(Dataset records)

..........

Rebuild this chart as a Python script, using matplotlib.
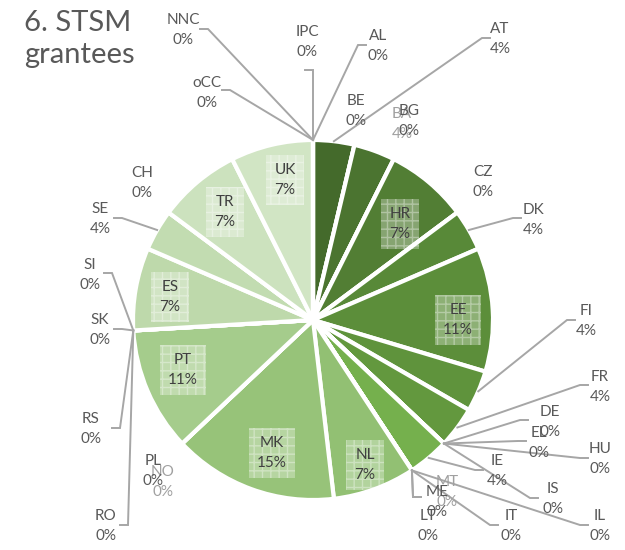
import matplotlib.pyplot as plt
import numpy as np
from matplotlib.colors import to_rgb

# STSM grantees per country (count of grantees)
countries = ['AL', 'AT', 'BE', 'BA', 'BG', 'HR', 'CZ', 'DK', 'EE', 'FI', 'FR',
             'DE', 'EL', 'HU', 'IS', 'IE', 'IL', 'IT', 'LT', 'MT', 'ME', 'NL',
             'MK', 'NO', 'PL', 'PT', 'RO', 'RS', 'SK', 'SI', 'ES', 'SE', 'CH',
             'TR', 'UK', 'oCC', 'NNC', 'IPC']
grantees = [0, 1, 0, 1, 0, 2, 0, 1, 3, 1, 1,
            0, 0, 0, 0, 1, 0, 0, 0, 0, 0, 2,
            4, 0, 0, 3, 0, 0, 0, 0, 2, 1, 0,
            2, 2, 0, 0, 0]
inside = ['HR', 'EE', 'NL', 'MK', 'PT', 'ES', 'TR', 'UK']

# label layout, image pixels (x, y from top): text centre, leader-line end
lab_pos = {
    'AL': (378, 46), 'AT': (500, 39), 'BE': (356, 111), 'BA': (402, 124),
    'BG': (409, 121), 'HR': (400, 224), 'CZ': (483, 182), 'DK': (533, 220),
    'EE': (458, 320), 'FI': (586, 321), 'FR': (600, 387), 'DE': (550, 422),
    'EL': (539, 443), 'HU': (600, 459), 'IS': (553, 499), 'IE': (497, 471),
    'IL': (600, 526), 'IT': (511, 526), 'LT': (428, 526), 'MT': (447, 492),
    'ME': (437, 502), 'NL': (365, 465), 'MK': (272, 453), 'NO': (163, 482),
    'PL': (153, 471), 'PT': (183, 370), 'RO': (106, 526), 'RS': (91, 429),
    'SK': (100, 330), 'SI': (90, 275), 'ES': (170, 297), 'SE': (100, 219),
    'CH': (142, 183), 'TR': (225, 212), 'UK': (285, 180), 'oCC': (207, 93),
    'NNC': (183, 30), 'IPC': (307, 42),
}
line_end = {
    'AL': (358, 45), 'AT': (482, 38), 'IPC': (313, 70), 'oCC': (230, 90),
    'NNC': (208, 29), 'DK': (513, 218), 'FI': (567, 320), 'FR': (580, 385),
    'DE': (520, 420), 'EL': (518, 441), 'HU': (580, 458), 'IS': (530, 498),
    'IE': (475, 470), 'IL': (580, 525), 'IT': (490, 525), 'SE': (122, 218),
    'SI': (112, 273), 'SK': (122, 329), 'RS': (120, 428), 'RO': (128, 525),
    'ME': (413, 497), 'LT': (413, 497),
}
faint = ['BA', 'MT', 'NO']

W, H = 625, 550
cx, cy, R = 313, 320, 180

# Excel-like monochromatic green palette: dark shade -> base -> light tint
base = np.array(to_rgb('#70AD47'))
mid_i = 14
n = len(countries)
colors = []
for i in range(n):
    if i < mid_i:
        c = base * (0.58 + 0.42 * i / mid_i)
    else:
        c = base + (1 - base) * 0.78 * (i - mid_i) / (n - 1 - mid_i)
    colors.append(tuple(c))

plt.rcParams['font.family'] = ['Lato', 'DejaVu Sans']
fig = plt.figure(figsize=(6.25, 5.5), dpi=100)
ax = fig.add_axes([0, 0, 1, 1])

ax.pie(grantees, colors=colors, startangle=90, counterclock=False,
       center=(cx, H - cy), radius=R,
       wedgeprops=dict(edgecolor='white', linewidth=3))

total = sum(grantees)
cum = np.cumsum([0] + grantees[:-1])
for i, name in enumerate(countries):
    v = grantees[i]
    pct = '%d%%' % round(v / total * 100)
    mid = np.radians(90 - (cum[i] + v / 2) / total * 360)
    ex, ey = cx + R * np.cos(mid), cy - R * np.sin(mid)
    tx, ty = lab_pos[name]
    if name in inside:
        ax.text(tx, H - ty, name + '\n' + pct, ha='center', va='center',
                fontsize=11, color='#404040', linespacing=1.55,
                bbox=dict(boxstyle='square,pad=0.55', fc=(1, 1, 1, 0.3),
                          ec=(1, 1, 1, 0.35), hatch='++', lw=0))
        continue
    if name in line_end:
        lx, ly = line_end[name]
        sx = lx + (8 if tx > lx else -8)
        ax.plot([ex, lx, sx], [H - ey, H - ly, H - ly], color='#a6a6a6',
                lw=1.4, solid_joinstyle='miter')
    col = '#a0a0a0' if name in faint else '#595959'
    ax.text(tx, H - ty, name + '\n' + pct, ha='center', va='center',
            fontsize=11, color=col, linespacing=1.5)

ax.text(24, H - 10, '6. STSM\ngrantees', ha='left', va='top', fontsize=21,
        color='#595959', linespacing=1.3)

ax.set_xlim(0, W)
ax.set_ylim(0, H)
ax.set_aspect('equal')
ax.axis('off')

plt.savefig('out.png', dpi=100)
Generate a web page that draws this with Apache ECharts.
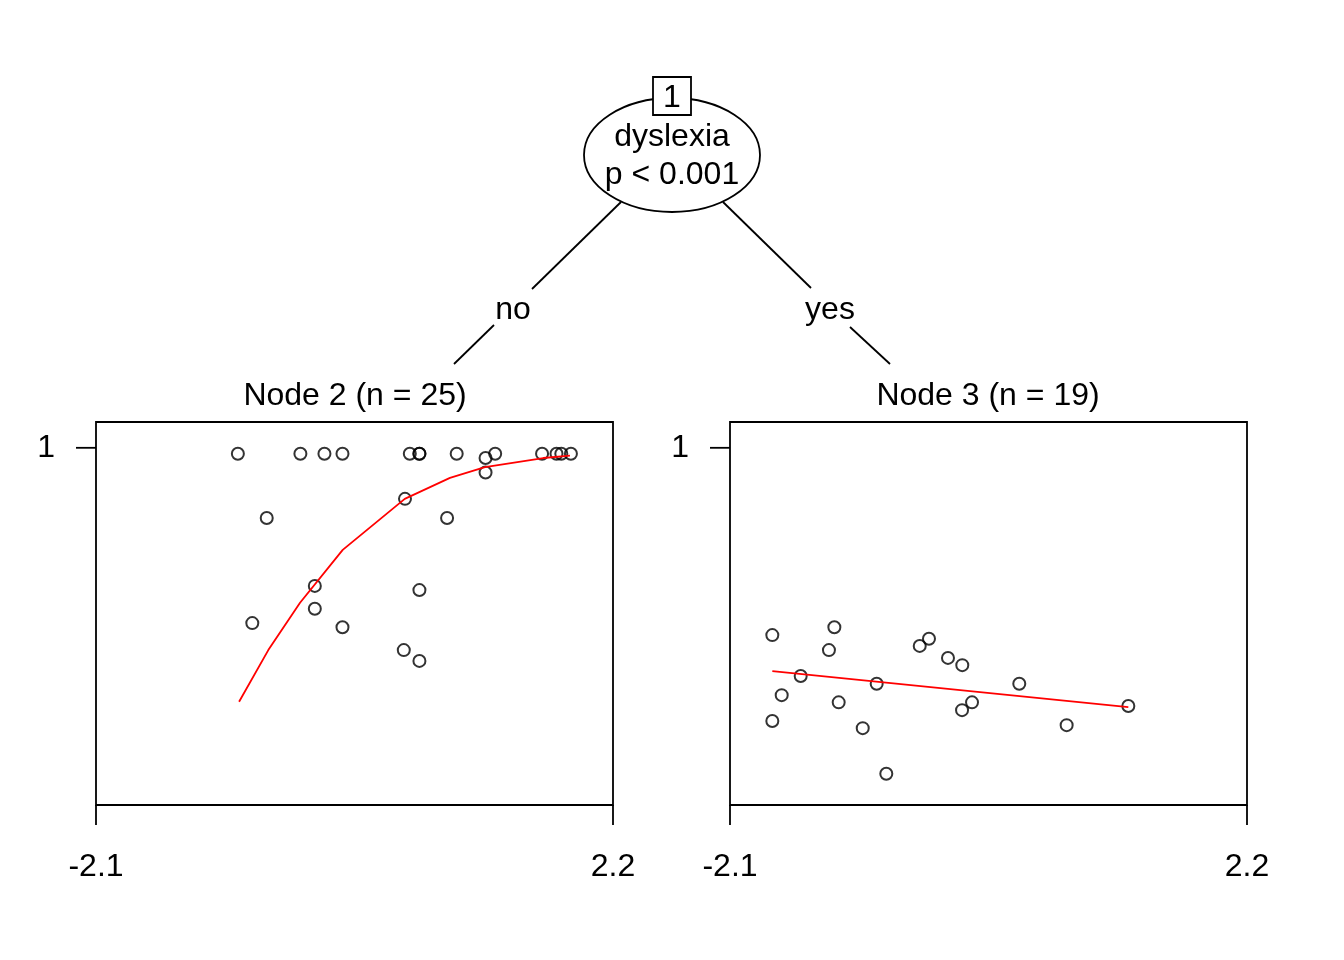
<!DOCTYPE html>
<html>
<head>
<meta charset="utf-8">
<script src="https://cdn.jsdelivr.net/npm/echarts@6/dist/echarts.min.js"></script>
<style>
html,body{margin:0;padding:0;background:#fff;}
#main{width:1344px;height:960px;}
</style>
</head>
<body>
<div id="main"></div>
<script>
// ---- data ----
var xTicks = [-2.1, 2.2];
var yTicks = [1];
var splitVar = "dyslexia";
var splitP = "p < 0.001";
var branchLabels = ["no", "yes"];
var nodeTitles = ["Node 2 (n = 25)", "Node 3 (n = 19)"];

var node2X = [-0.92, -0.40, -0.20, -0.05, 0.51, 0.59, 0.59, 0.90, 1.14, 1.22, 1.61, 1.73, 1.77, 1.85,
              1.14, 0.47, -0.68, 0.82, -0.28, 0.59, -0.28, -0.80, -0.05, 0.46, 0.59];
var node2Y = [0.99, 0.99, 0.99, 0.99, 0.99, 0.99, 0.99, 0.99, 0.983, 0.99, 0.99, 0.99, 0.99, 0.99,
              0.959, 0.915, 0.883, 0.883, 0.770, 0.763, 0.732, 0.708, 0.701, 0.663, 0.645];
var node2FitX = [-0.91, -0.667, -0.403, -0.048, 0.468, 0.844, 1.135, 1.62, 1.842];
var node2FitY = [0.577, 0.663, 0.742, 0.830, 0.915, 0.950, 0.968, 0.983, 0.987];

var node3X = [-1.748, -1.232, -1.277, -1.512, -1.670, -1.748, -1.196, -0.880, -0.996, -0.800,
              -0.522, -0.445, -0.287, -0.168, -0.087, -0.170, 0.306, 0.700, 1.213];
var node3Y = [0.688, 0.701, 0.663, 0.620, 0.588, 0.545, 0.576, 0.607, 0.533, 0.457,
              0.670, 0.682, 0.650, 0.638, 0.576, 0.563, 0.607, 0.538, 0.570];
var node3FitX = [-1.748, 1.213];
var node3FitY = [0.628, 0.568];

var yMin = 0.405, yMax = 1.043;

function pairs(xs, ys){ return xs.map(function(x,i){ return [x, ys[i]]; }); }

var FONT = '"Liberation Sans", Arial, Helvetica, sans-serif';
var LW = 1.8;
var chart = echarts.init(document.getElementById('main'), null, {renderer:'canvas'});

function mkX(idx){
  return {
    type:'value', gridIndex: idx, min: xTicks[0], max: xTicks[1],
    axisLine:{show:false},
    splitLine:{show:false},
    axisTick:{show:true, inside:false, length:20, lineStyle:{color:'#000', width:LW}, customValues: xTicks},
    axisLabel:{show:true, margin:46, color:'#000', fontSize:32, fontFamily:FONT, customValues: xTicks,
      formatter:function(v){ return String(Math.round(v*10)/10); }}
  };
}
function mkY(idx){
  return {
    type:'value', gridIndex: idx, min: yMin, max: yMax,
    axisLine:{show:false},
    splitLine:{show:false},
    axisTick:{show:false},
    axisLabel:{show:true, margin:41, color:'#000', fontSize:32, fontFamily:FONT, customValues: yTicks,
      padding:[4,0,0,0],
      formatter:function(v){ return String(Math.round(v*100)/100); }}
  };
}
// y-axis tick marks, placed through the axis scale
function yTickSeries(idx){
  return {
    type:'custom', xAxisIndex:idx, yAxisIndex:idx, silent:true, clip:false,
    data: yTicks.map(function(v){ return [xTicks[0], v]; }),
    renderItem:function(params, api){
      var p = api.coord([api.value(0), api.value(1)]);
      return {type:'line', shape:{x1:p[0]-20, y1:p[1], x2:p[0], y2:p[1]}, style:{stroke:'#000', lineWidth:LW}};
    }
  };
}
var scatterStyle = {color:'rgba(0,0,0,0)', borderColor:'#000', borderWidth:2};

var option = {
  backgroundColor:'#fff',
  animation:false,
  grid:[
    {left:96, top:422, width:517, height:383, show:true, borderColor:'#000', borderWidth:LW, backgroundColor:'transparent'},
    {left:730, top:422, width:517, height:383, show:true, borderColor:'#000', borderWidth:LW, backgroundColor:'transparent'}
  ],
  xAxis:[mkX(0), mkX(1)],
  yAxis:[mkY(0), mkY(1)],
  series:[
    {type:'scatter', xAxisIndex:0, yAxisIndex:0, data:pairs(node2X,node2Y), symbol:'circle', symbolSize:12, itemStyle:scatterStyle, silent:true},
    {type:'line', xAxisIndex:0, yAxisIndex:0, data:pairs(node2FitX,node2FitY), showSymbol:false, lineStyle:{color:'#ff0000', width:1.8}, silent:true},
    {type:'scatter', xAxisIndex:1, yAxisIndex:1, data:pairs(node3X,node3Y), symbol:'circle', symbolSize:12, itemStyle:scatterStyle, silent:true},
    {type:'line', xAxisIndex:1, yAxisIndex:1, data:pairs(node3FitX,node3FitY), showSymbol:false, lineStyle:{color:'#ff0000', width:1.8}, silent:true},
    yTickSeries(0),
    yTickSeries(1)
  ],
  graphic:[
    {type:'line', shape:{x1:621, y1:202, x2:532, y2:289}, style:{stroke:'#000', lineWidth:LW}},
    {type:'line', shape:{x1:494, y1:325, x2:454, y2:364}, style:{stroke:'#000', lineWidth:LW}},
    {type:'line', shape:{x1:723, y1:202, x2:811, y2:288}, style:{stroke:'#000', lineWidth:LW}},
    {type:'line', shape:{x1:850, y1:327, x2:890, y2:364}, style:{stroke:'#000', lineWidth:LW}},
    {type:'ellipse', shape:{cx:672, cy:155, rx:88, ry:57}, style:{fill:'#fff', stroke:'#000', lineWidth:LW}},
    {type:'rect', shape:{x:653, y:77, width:38, height:38}, style:{fill:'#fff', stroke:'#000', lineWidth:LW}},
    {type:'text', x:672, y:98, style:{text:'1', font:'32px '+FONT, fill:'#000', align:'center', verticalAlign:'middle'}},
    {type:'text', x:672, y:137, style:{text:splitVar, font:'32px '+FONT, fill:'#000', align:'center', verticalAlign:'middle'}},
    {type:'text', x:672, y:175, style:{text:splitP, font:'32px '+FONT, fill:'#000', align:'center', verticalAlign:'middle'}},
    {type:'text', x:513, y:310, style:{text:branchLabels[0], font:'32px '+FONT, fill:'#000', align:'center', verticalAlign:'middle'}},
    {type:'text', x:830, y:310, style:{text:branchLabels[1], font:'32px '+FONT, fill:'#000', align:'center', verticalAlign:'middle'}},
    {type:'text', x:355, y:396, style:{text:nodeTitles[0], font:'32px '+FONT, fill:'#000', align:'center', verticalAlign:'middle'}},
    {type:'text', x:988, y:396, style:{text:nodeTitles[1], font:'32px '+FONT, fill:'#000', align:'center', verticalAlign:'middle'}}
  ]
};
chart.setOption(option);
</script>
</body>
</html>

..........

[WRITTEN TASK]
Take the lines from the first line of the entries through the line with "from matplotlib.colors import to_rgb", inclusive, and give them again exactly, minus any pictures.

[SOLUTION FOR THIS PROBLEM]
Rebuild this chart as a Python script, using matplotlib.
import matplotlib.pyplot as plt
import numpy as np
from matplotlib.colors import to_rgb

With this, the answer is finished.